La troisième partie « pose la question d’une réouverture de la mémoire traumatisée à un avenir vivant et constructif ». « Poser à la mémoire et à l’histoire la question de l’éthique, c’est en fait poser la question du vivre ensemble futur, en effet : c’est la grande question des Survivants, mais aussi celle des générations suivantes, des porteurs de la mémoire héritée, déchirés entre la mauvaise conscience d’oublier et le devoir d’ouvrir malgré tout au Nouveau pour que ne soit pas oublié le passé, pour qu’il soit intégré aux perspectives nouvelles de l’histoire, qu’on sent de toute façon triomphantes. Telle est la part éthique du problème pour les expulsés allemands de Pologne, les « héritiers » de la Shoah ou du génocide rwandais, les exilés républicains espagnols. »
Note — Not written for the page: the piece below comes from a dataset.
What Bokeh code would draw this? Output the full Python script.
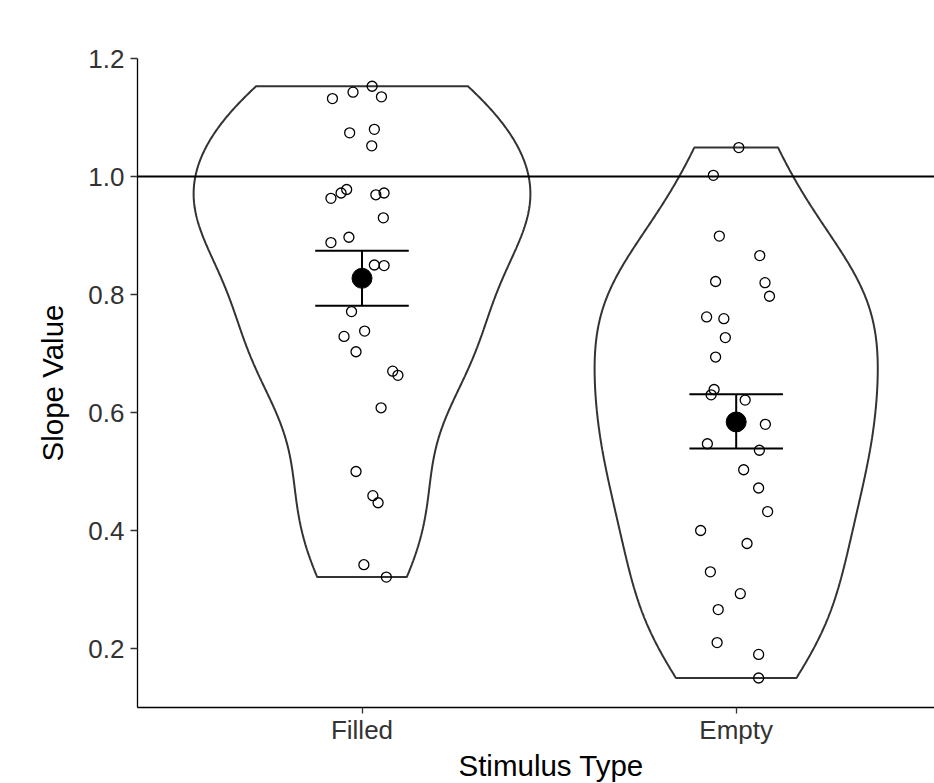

Dans son étude de la presse des Allemands expulsés des territoires passés sous contrôle polonais et soviétique ne 1945, Lionel Picard montre « comment la réification, dans ces journaux, d’une mémoire certes vécue mais à tendance idéalisatrice,  a eu pour effet de constituer en communauté identitaire durable des populations disséminées à travers l’Allemagne ». Eva Pich-Ponce travaille sur deux romans canadiens récents, Soifs de Marie-Claire Blais et Fleurs de crachat de Catherine Mavrikakis. Elle pointe le poids traumatique de la mémoire familiale et les effets contradictoires du devoir de mémoire pour les descendants des victimes (ressassement destructeur et mise à distance émotionnelle libérateur). Sylvie Brodziak « propose un cas de mise à distance exemplaire, avec l’œuvre romanesque de l’écrivaine rwandaise Scholastique Mukasonga », qui « élève un mémorial littéraire non seulement contre l’anéantissement traumatique personnel, mais aussi contre la tentative politique d’effacement de tout un peuple ».